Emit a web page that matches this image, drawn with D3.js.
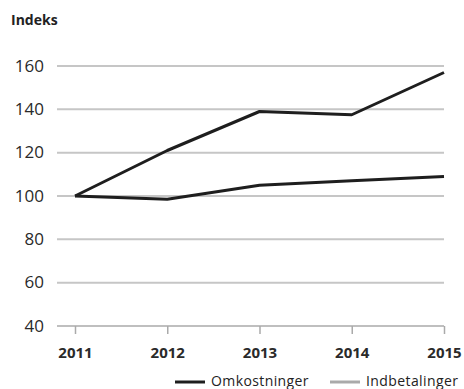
<!DOCTYPE html>
<html><head><meta charset="utf-8">
<script src="https://cdn.jsdelivr.net/npm/d3@7"></script>
<style>body{margin:0;background:#fff}svg{display:block;font-family:"Open Sans",sans-serif}</style>
</head><body><svg id="c" width="464" height="389"></svg>
<script>
const years = [2011, 2012, 2013, 2014, 2015];
const omkostninger = [100, 121, 139, 137.5, 157];
const indbetalinger = [100, 98.5, 105, 107, 109];
const yTicks = [40, 60, 80, 100, 120, 140, 160];
const seriesNames = ["Omkostninger", "Indbetalinger"];

const svg = d3.select("#c");
const x = d3.scalePoint().domain(years).range([75, 444]);
const y = d3.scaleLinear().domain([40, 160]).range([326, 66]);

svg.append("text").attr("x", 11).attr("y", 25).text("Indeks")
  .attr("font-size", 14).attr("font-weight", "bold").attr("fill", "#222");

// grid
svg.append("g").selectAll("line").data(yTicks.filter(d => d > 40)).join("line")
  .attr("x1", 57).attr("x2", 444).attr("y1", d => y(d)).attr("y2", d => y(d))
  .attr("stroke", "#c6c6c6").attr("stroke-width", 2);

// y labels
const ya = svg.append("g").attr("transform", "translate(57,0)")
  .call(d3.axisLeft(y).tickValues(yTicks).tickSize(0).tickPadding(13));
ya.select(".domain").remove();
ya.selectAll("text").attr("font-size", 17).attr("fill", "#2a2a2a").attr("font-family", "Open Sans").attr("dy", "0.3em");

// x axis
const xa = svg.append("g").attr("transform", `translate(0,${y(40)})`)
  .call(d3.axisBottom(x).tickSize(8).tickPadding(13).tickFormat(d3.format("d")));
xa.select(".domain").attr("d", `M57,0H444`).attr("stroke", "#aaa").attr("stroke-width", 1.5);
xa.selectAll(".tick line").attr("stroke", "#aaa").attr("stroke-width", 1.5);
xa.selectAll("text").attr("font-size", 15).attr("font-weight", "bold").attr("fill", "#2a2a2a").attr("font-family", "Open Sans");

const line = d3.line().x((d, i) => x(years[i])).y(d => y(d));
[omkostninger, indbetalinger].forEach(s => {
  svg.append("path").attr("d", line(s)).attr("fill", "none")
    .attr("stroke", "#1e1e1e").attr("stroke-width", 3).attr("stroke-linejoin", "round");
});

// legend
const lg = svg.append("g");
const legItems = [{n: seriesNames[0], c: "#1e1e1e", x: 175}, {n: seriesNames[1], c: "#aaa", x: 330}];
legItems.forEach(it => {
  lg.append("line").attr("x1", it.x).attr("x2", it.x + 30).attr("y1", 382).attr("y2", 382)
    .attr("stroke", it.c).attr("stroke-width", 3);
  lg.append("text").attr("x", it.x + 36).attr("y", 386).text(it.n)
    .attr("font-size", 14).attr("fill", "#222").attr("letter-spacing", "0.4");
});
</script></body></html>
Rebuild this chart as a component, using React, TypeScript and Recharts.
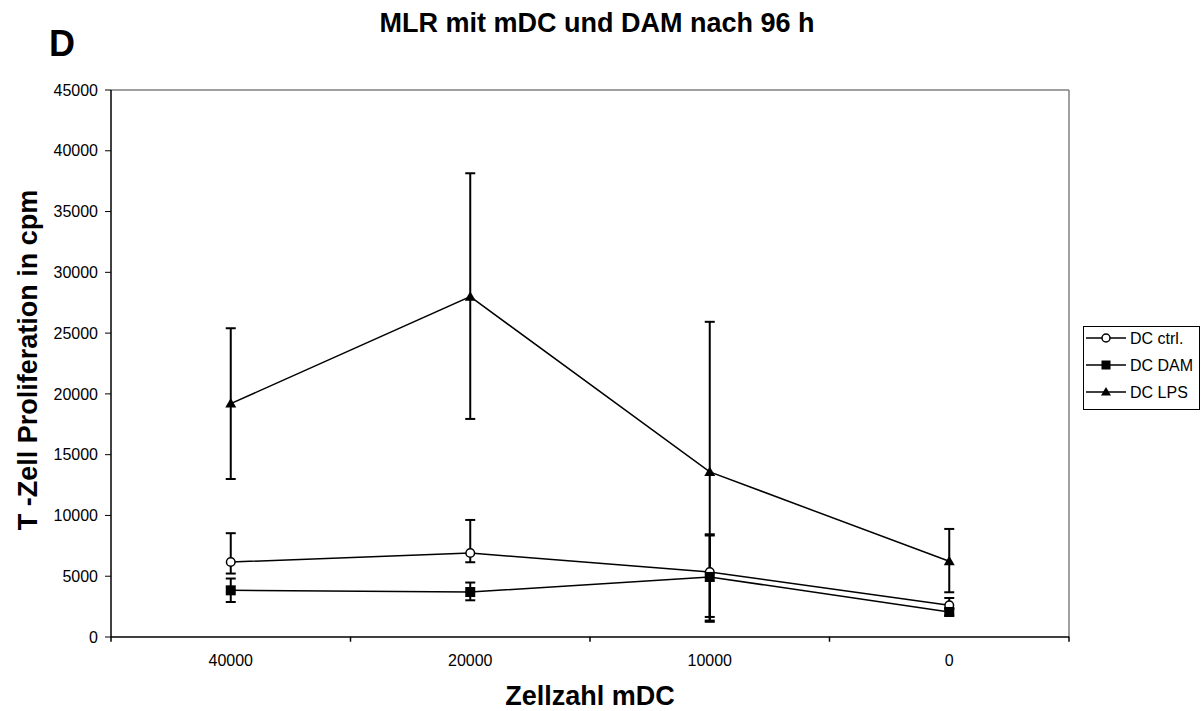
---
_What is needed_
The answer should be a single number: the count of lines in the data that include the string "this".

_Task response_
2